Remove_duplicates WHY DOES THIS WORK?


#1

I've been working on the remove_duplicates exercise and took a peak at enavarro33's solution and can't figure out why this works. In particular, under what circumstances would if i != i ever be true? And why return i?

def remove_duplicates (x):
    p = []
    for i in x:
        if i != i:
            p.append(i)
    return i

i'm curious because I've been reading up on big-o and wanted to approach this looking for the shortest approximate runtime. Not sure if this is it, but I'm missing something here.

I'm new to all of this, but I'll try my best to follow your responses.

Thanks.


#2

Well first off, what do you mean by "works"?
I'd decide on what correct behaviour is and then test for that. I wouldn't have proof of correctness that way but if the tests are extensive enough I'd call it "appears to work"
I think you did something else in deciding it works.

If something does nothing, then go ahead and remove it.

Best possible solution is O(N) because all elements have to be considered and testing if something has been seen before can be done in constant time with a hashmap.

What's in there is O(N2), but isn't doing its job very well and so can't be considered a solution to the problem.


#3

Thanks, ionatan. I'm still working out a solution for myself, and I understand the hint it gave, I'm just not understanding with what's going on in the code I copied here.


#4

Do you know what each part of it does? Execute it in your head or otherwise reason about what it does. It's just written instructions, you can very much reason about what their effect is.

If some particular part eludes you then ask about it. But as for what it does as a whole, it's very short and you may as well just practice reading code on this.


#5

I have, im just not getting the "if i != i". isn't that like saying "if 1 != 1"? Any takers?


#6

It is.


#7

Correction, it is O(N), but if it was "corrected" (as in least possible change for it to do what it should) then it looks like it's trying to be O(N2)


#8

just ran this through pycharm with some print statements and i didn't do a thing. thanks for the help. im gonna chalk this up to some fluke.


#9

Just personal curiosity from a sceptic, what does pycharm do that is helpful to you?


#10

I ran this in pycharm and nothing was being appended to p and i was returned as 2. looks like it doesn't really do anything.

x = [1, 1, 2, 2]

def remove_duplicates(x):
    p = []
    for i in x:
        print i
        if i != i:
            print i
            p.append(i)
        print p
    print i
    return i

remove_duplicates(x)

#11

No I mean pycharm as opposed to just running the same code in a terminal, I guess it can remain a mystery for a while longer


#12

it's just easier for me rather than using the terminal


#13

Code you provided, is indeed not working.

As I tried on online python compiler, output was wrong.

So don't waste your time trying to understand an wrong solution :slight_smile:


#14

@okala It actually works!


#15

good code , which work !

it works because "i" catch current value until will get next value from "x" list and renew next step value in "for" code block loop.
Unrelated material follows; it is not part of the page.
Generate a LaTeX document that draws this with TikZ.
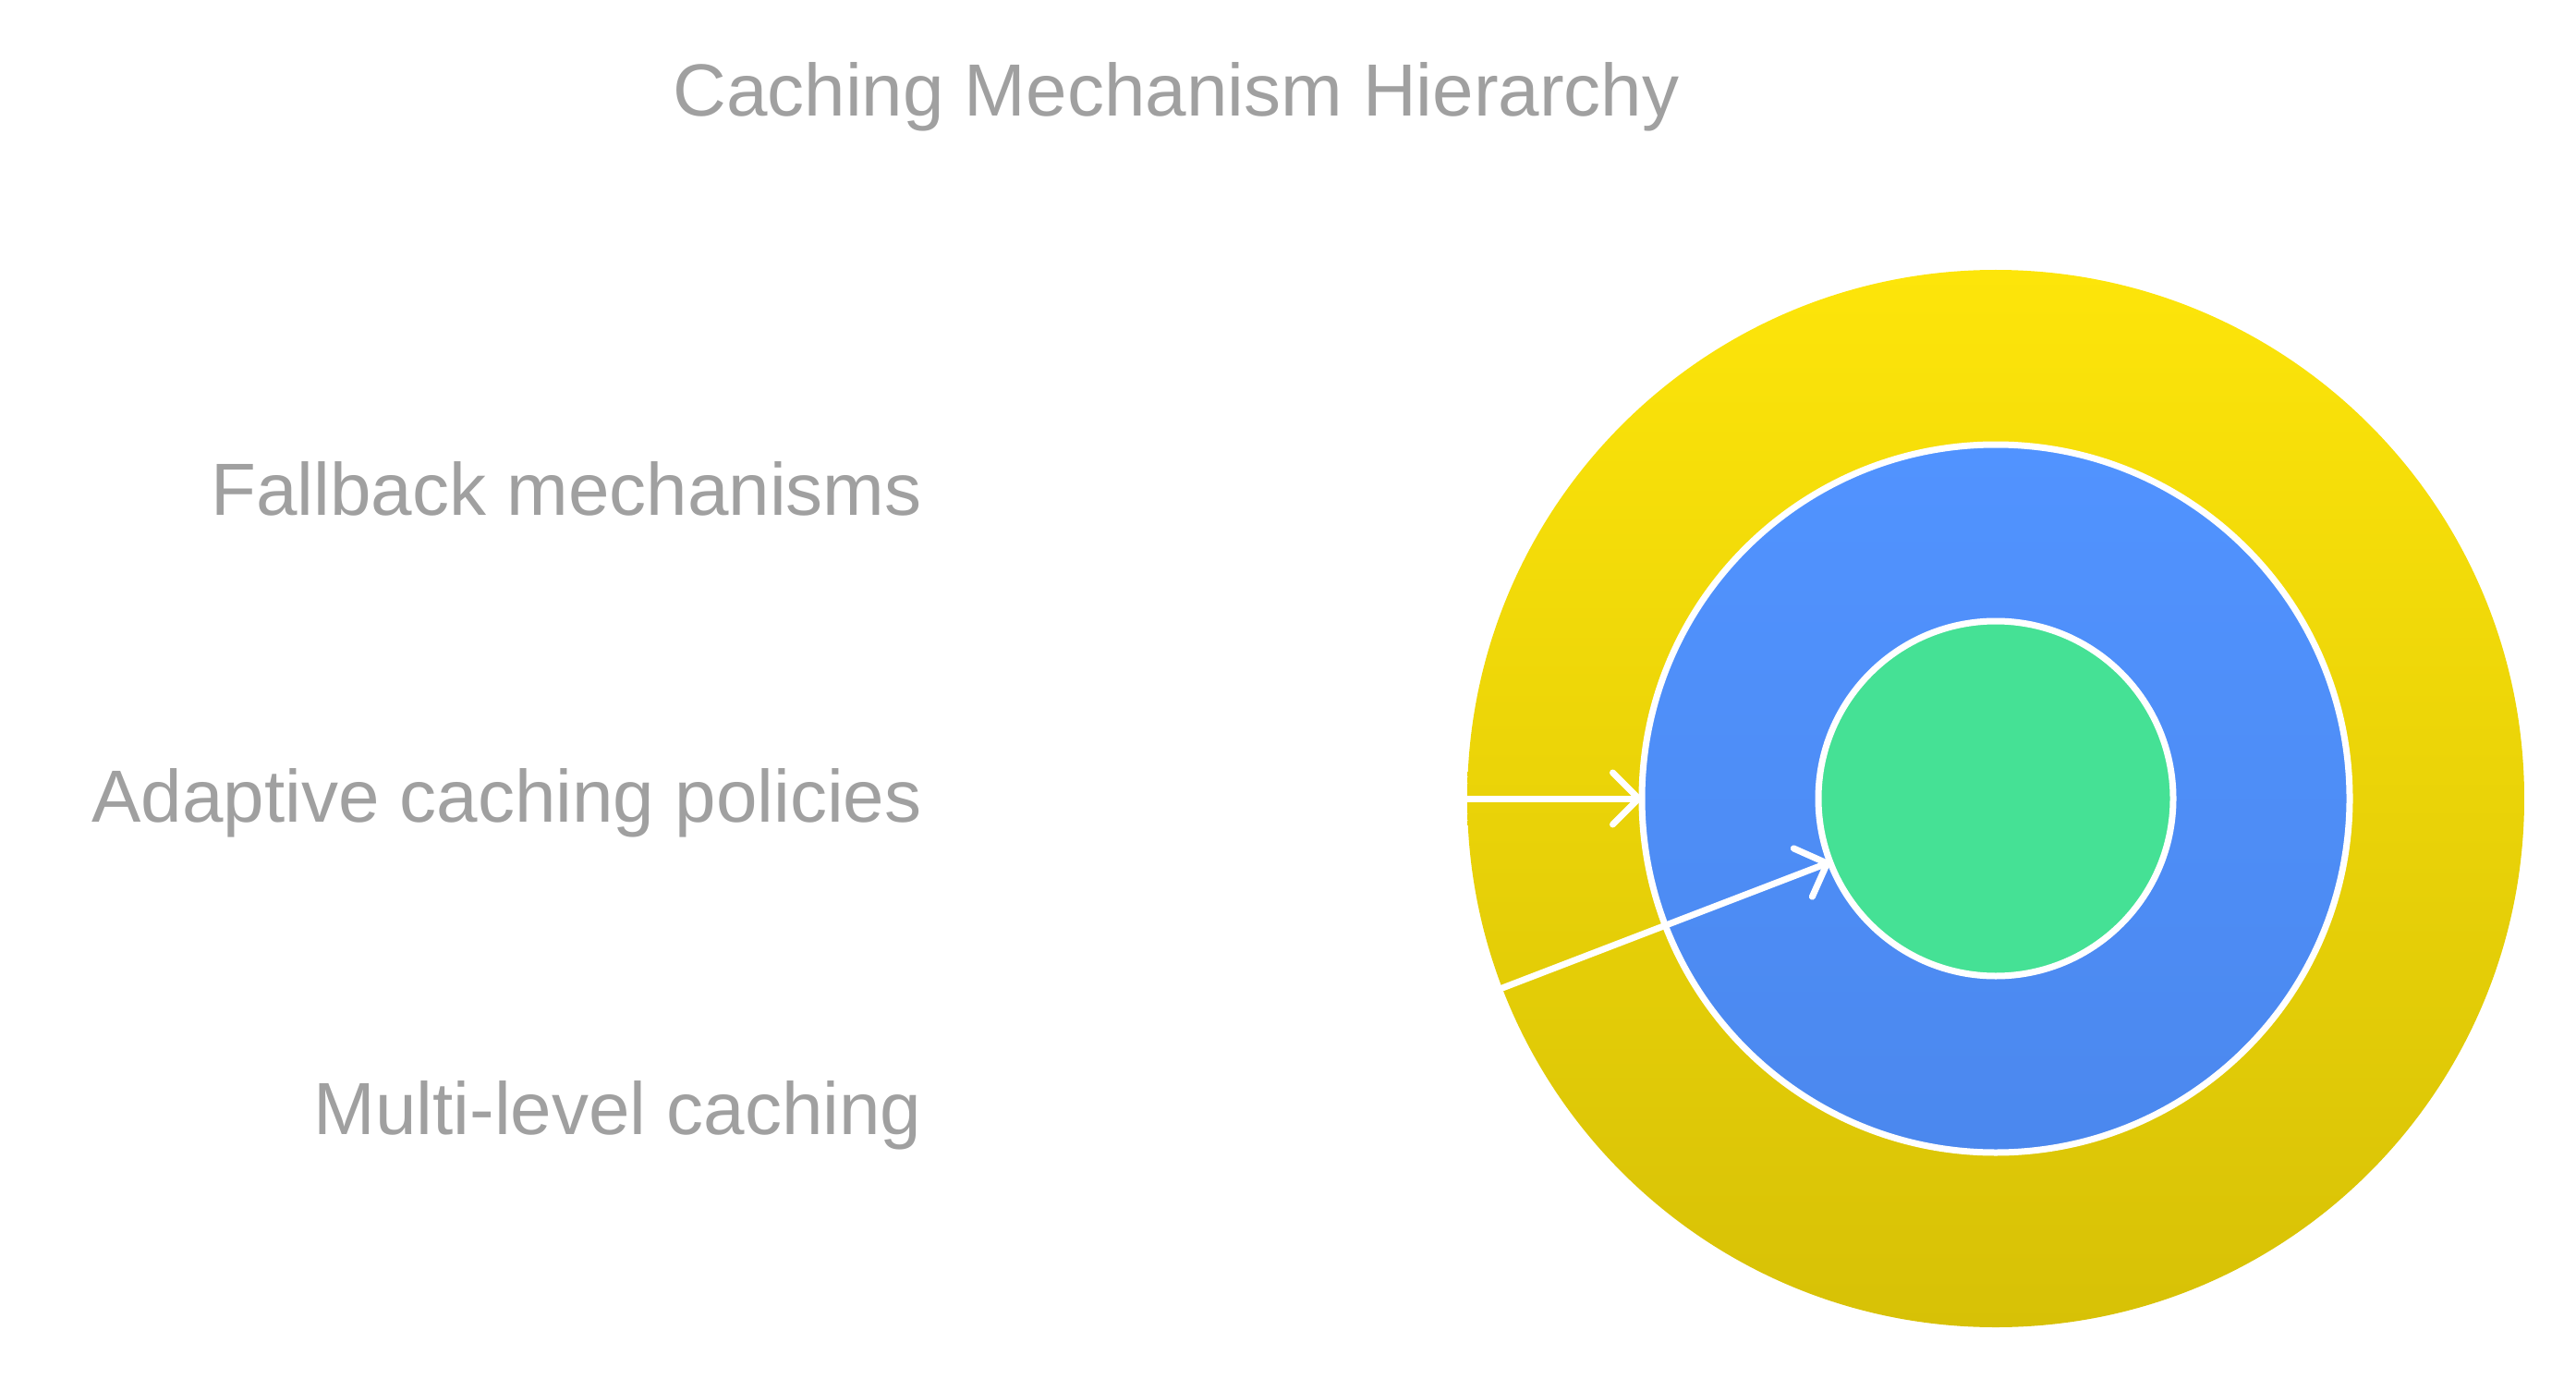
\documentclass[tikz,border=0pt]{standalone}
\usepackage{fontspec}
\setmainfont{Liberation Sans}
\usetikzlibrary{arrows.meta}
\definecolor{txtgray}{RGB}{160,160,160}
\definecolor{ytop}{RGB}{253,229,10}
\definecolor{ybot}{RGB}{215,193,6}
\definecolor{btop}{RGB}{81,147,255}
\definecolor{bbot}{RGB}{75,136,238}
\definecolor{grn}{RGB}{69,225,149}
\tikzset{
  lbl/.style={text=txtgray, font=\fontsize{40}{48}\selectfont, inner sep=0pt, anchor=base east},
  ttl/.style={text=txtgray, font=\fontsize{40}{48}\selectfont, inner sep=0pt, anchor=base},
  ring/.style={circle, inner sep=0pt, outer sep=0pt},
  conn/.style={draw=white, line width=3.5pt, line cap=round,
    -{Straight Barb[length=14pt,width=28pt,line cap=round,line join=round]}}
}
\begin{document}
\begin{tikzpicture}[x=0.5pt,y=0.5pt]
\useasboundingbox (0,0) rectangle (2788,-1492);
\node[ring, minimum size=572pt, top color=ytop, bottom color=ybot] (outer) at (2160,-864) {};
\node[ring, minimum size=383pt, top color=btop, bottom color=bbot, draw=white, line width=3.5pt] (mid) at (2160,-864) {};
\node[ring, minimum size=192pt, fill=grn, draw=white, line width=3.5pt] (inner) at (2160,-864) {};
\draw[conn] (outer.west) -- (mid.west);
\draw[conn] (outer.201) -- (inner.201);
\node[ttl] (title) at (1273,-126) {Caching Mechanism Hierarchy};
\node[lbl] (l1) at (998,-557) {Fallback mechanisms};
\node[lbl] (l2) at (998,-889) {Adaptive caching policies};
\node[lbl] (l3) at (998,-1227) {Multi-level caching};
\end{tikzpicture}
\end{document}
And we append "i" value only next (it is current) after previous "i" value . If current "i" not equal next "i" in "x" we must to ignore appending "i" in new list "p"? and just jump to next "i" which will compare to previous "i".

:slight_smile:


#16

def remove_duplicates(x):
    p = []
    for i in x:
        if i != i:
            print i
            p.append(i)
    return i
print remove_duplicates([1,1,1,2,3,4,4,7,10,6])
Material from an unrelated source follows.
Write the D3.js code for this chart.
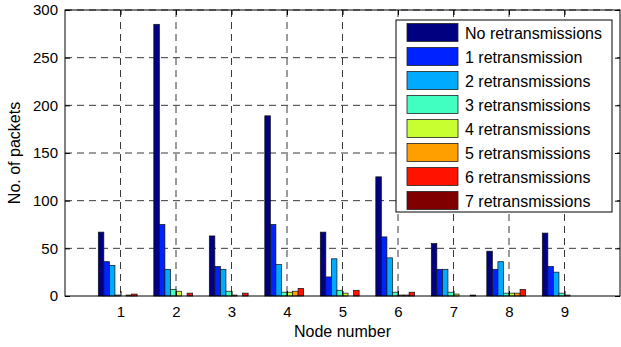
<!DOCTYPE html>
<html>
<head>
<meta charset="utf-8">
<script src="https://cdn.jsdelivr.net/npm/d3@7"></script>
<style>
  body { margin: 0; background: #fff; }
  svg text { font-family: "Liberation Sans", Arial, Helvetica, sans-serif; fill: #000; }
</style>
</head>
<body>
<svg id="chart" width="621" height="347"></svg>
<script>
    'use strict';

    // node numbers on the x axis
    const nodes = [1, 2, 3, 4, 5, 6, 7, 8, 9];
    const seriesNames = ['No retransmissions', '1 retransmission', '2 retransmissions', '3 retransmissions',
        '4 retransmissions', '5 retransmissions', '6 retransmissions', '7 retransmissions'];
    const seriesColors = ['#000080', '#0022ff', '#00aaff', '#40ffc0', '#c8ff30', '#ffa000', '#ff1200', '#800000'];

    // packets per node, one array per retransmission count
    const retx0 = [67, 285, 63, 189, 67, 125, 55, 47, 66];
    const retx1 = [36, 75, 31, 75, 20, 62, 28, 28, 31];
    const retx2 = [32, 28, 28, 33, 39, 40, 28, 36, 25];
    const retx3 = [1, 7, 5, 4, 6, 4, 4, 3, 3];
    const retx4 = [0, 5, 1, 4, 3, 1, 2, 3, 1];
    const retx5 = [1, 0, 0, 5, 0, 1, 0, 3, 0];
    const retx6 = [2, 3, 3, 8, 6, 4, 0, 7, 0];
    const retx7 = [0, 0, 0, 0, 0, 0, 1, 0, 0];
    const series = [retx0, retx1, retx2, retx3, retx4, retx5, retx6, retx7];

    const yTicks = [0, 50, 100, 150, 200, 250, 300];

    const LAYOUT = { LEFT: 65, RIGHT: 620, TOP: 10, BOTTOM: 296 };
    const FONT = 'Liberation Sans, Arial, sans-serif';

    const svg = d3.select('#chart');

    const x = d3.scaleLinear().domain([0, 10]).range([LAYOUT.LEFT, LAYOUT.RIGHT]);
    const y = d3.scaleLinear().domain([0, 300]).range([LAYOUT.BOTTOM, LAYOUT.TOP]);

    const groupWidth = 0.8,
        barW = groupWidth / series.length;

    // grid
    const grid = svg.append('g').attr('class', 'grid');
    grid.selectAll('line.gx')
        .data(nodes)
        .enter()
        .append('line')
        .attr('x1', d => x(d)).attr('x2', d => x(d))
        .attr('y1', LAYOUT.TOP).attr('y2', LAYOUT.BOTTOM)
        .attr('stroke', '#222').attr('stroke-width', 0.9).attr('stroke-dasharray', '7,5');
    grid.selectAll('line.gy')
        .data(yTicks.filter(t => t > 0))
        .enter()
        .append('line')
        .attr('x1', LAYOUT.LEFT).attr('x2', LAYOUT.RIGHT)
        .attr('y1', d => y(d)).attr('y2', d => y(d))
        .attr('stroke', '#222').attr('stroke-width', 0.9).attr('stroke-dasharray', '7,5');

    // bars
    const bars = svg.append('g').attr('class', 'bars');
    series.forEach((values, s) => {
        bars.selectAll('rect.s' + s)
            .data(values)
            .enter()
            .append('rect')
            .attr('x', (d, i) => x(nodes[i] - groupWidth / 2 + s * barW))
            .attr('width', x(barW) - x(0))
            .attr('y', d => y(d))
            .attr('height', d => y(0) - y(d))
            .attr('fill', seriesColors[s])
            .attr('stroke', d => d > 0 ? '#111' : 'none')
            .attr('stroke-width', 0.7);
    });

    // axes box
    svg.append('rect')
        .attr('x', LAYOUT.LEFT).attr('y', LAYOUT.TOP)
        .attr('width', LAYOUT.RIGHT - LAYOUT.LEFT).attr('height', LAYOUT.BOTTOM - LAYOUT.TOP)
        .attr('fill', 'none').attr('stroke', '#000').attr('stroke-width', 1);

    const tickLen = 5;
    const yAxis = d3.axisLeft(y).tickValues(yTicks).tickSize(-tickLen).tickPadding(7);
    svg.append('g').attr('transform', `translate(${LAYOUT.LEFT},0)`).call(yAxis)
        .call(g => g.select('.domain').remove())
        .call(g => g.selectAll('text').attr('font-size', 15).attr('font-family', FONT));
    svg.append('g').attr('transform', `translate(${LAYOUT.RIGHT},0)`)
        .call(d3.axisRight(y).tickValues(yTicks).tickSize(-tickLen).tickFormat(''))
        .call(g => g.select('.domain').remove());

    const xAxis = d3.axisBottom(x).tickValues(nodes).tickSize(-tickLen).tickPadding(10);
    svg.append('g').attr('transform', `translate(0,${LAYOUT.BOTTOM})`).call(xAxis)
        .call(g => g.select('.domain').remove())
        .call(g => g.selectAll('text').attr('font-size', 15).attr('font-family', FONT));
    svg.append('g').attr('transform', `translate(0,${LAYOUT.TOP})`)
        .call(d3.axisTop(x).tickValues(nodes).tickSize(-tickLen).tickFormat(''))
        .call(g => g.select('.domain').remove());

    // axis titles
    svg.append('text')
        .attr('x', (LAYOUT.LEFT + LAYOUT.RIGHT) / 2).attr('y', 337)
        .attr('text-anchor', 'middle').attr('font-size', 16)
        .text('Node number');
    svg.append('text')
        .attr('transform', `translate(20,${(LAYOUT.TOP + LAYOUT.BOTTOM) / 2}) rotate(-90)`)
        .attr('text-anchor', 'middle').attr('font-size', 16)
        .text('No. of packets');

    // legend
    const legend = svg.append('g').attr('transform', 'translate(396,20)');
    legend.append('rect')
        .attr('width', 216).attr('height', 192)
        .attr('fill', '#fff').attr('stroke', '#000').attr('stroke-width', 1);
    const rows = legend.selectAll('g.row')
        .data(seriesNames)
        .enter()
        .append('g')
        .attr('transform', (d, i) => `translate(11,${3.5 + i * 24})`);
    rows.append('rect')
        .attr('width', 51).attr('height', 18)
        .attr('fill', (d, i) => seriesColors[i])
        .attr('stroke', '#222').attr('stroke-width', 0.8);
    rows.append('text')
        .attr('x', 58).attr('y', 15)
        .attr('font-size', 16)
        .text(d => d);
</script>
</body>
</html>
This does not work. It reports success from Codecademy, but the output is only 6, which is wrong.


#17

Yeah it doesn't work. The i's will iterate together. And thus, you're gonna end up with an empty list when return is p (the list that is supposed to contain no duplicates).
Also the function returns i, which is the item of the last index....which is 6.
It may pass on Codecademy but it's output/behaviour is not what is expected.
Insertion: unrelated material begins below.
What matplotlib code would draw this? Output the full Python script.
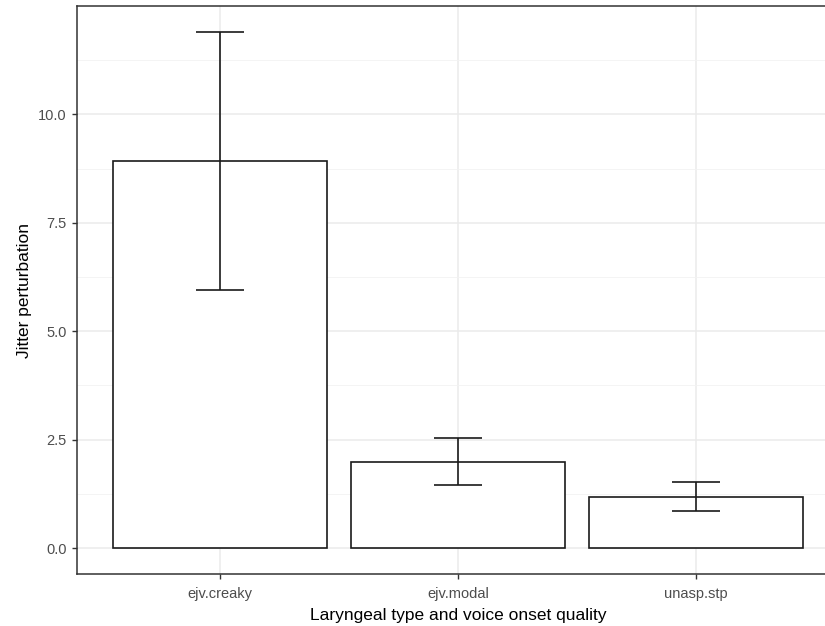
import numpy as np
import matplotlib.pyplot as plt
from matplotlib.ticker import MultipleLocator

# data read off the chart
groups = ["ejv.creaky", "ejv.modal", "unasp.stp"]
jitter_mean = [8.92, 1.98, 1.19]
err_low = [5.95, 1.46, 0.85]
err_high = [11.9, 2.54, 1.52]

plt.rcParams['font.family'] = ['Liberation Sans', 'DejaVu Sans']

fig = plt.figure(figsize=(8.25, 6.26), dpi=100)
ax = fig.add_axes([77/825, 1 - 574/626, (839-77)/825, (574-6)/626])

x = np.arange(1, len(groups) + 1)
mean = np.array(jitter_mean)
yerr = [mean - np.array(err_low), np.array(err_high) - mean]

ax.bar(x, mean, width=0.9, color="white", edgecolor="#1a1a1a", linewidth=1.2, zorder=3)
ax.errorbar(x, mean, yerr=yerr, fmt="none", ecolor="#1a1a1a", elinewidth=1.2,
            capsize=17, capthick=1.2, zorder=4)

ax.set_xlim(0.4, 3.6)
ax.set_ylim(-0.595, 12.495)
ax.set_xticks(x)
ax.set_xticklabels(groups)
ax.yaxis.set_major_locator(MultipleLocator(2.5))
ax.yaxis.set_minor_locator(MultipleLocator(1.25))
ax.set_yticklabels([f"{v:.1f}" for v in ax.get_yticks()])
ax.set_ylim(-0.595, 12.495)

ax.grid(True, which="major", color="#ebebeb", linewidth=1.1, zorder=0)
ax.grid(True, which="minor", axis="y", color="#f2f2f2", linewidth=0.6, zorder=0)
ax.tick_params(which="minor", length=0)
ax.tick_params(which="major", length=3.5, width=1, color="#333333",
               labelcolor="#4d4d4d", labelsize=10.5, pad=4)
ax.tick_params(axis="x", pad=6)
for s in ax.spines.values():
    s.set_color("#333333")
    s.set_linewidth(1.1)

ax.set_xlabel("Laryngeal type and voice onset quality", fontsize=12.5, color="black", labelpad=5)
ax.set_ylabel("Jitter perturbation", fontsize=12.5, color="black", labelpad=4)

fig.savefig("out.png", dpi=100)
i!=i will always be false. That's is why print i puts out nothing.


#18

Yes it is, that is different code


#19

Original code you replied about:

def remove_duplicates (x):
    p = []
    for i in x:
        if i != i:
            p.append(i)
    return i

My code:

def remove_duplicates(x):
    p = []
    for i in x:
        if i != i:
            print i
            p.append(i)
    return i
print remove_duplicates([1,1,1,2,3,4,4,7,10,6])

They are functionally equivalent, I just added print statements to see what's going on. If I change "return i" to "return p", then I get another error altogether.


#20

I just got an empty list which proves that i != i never became True.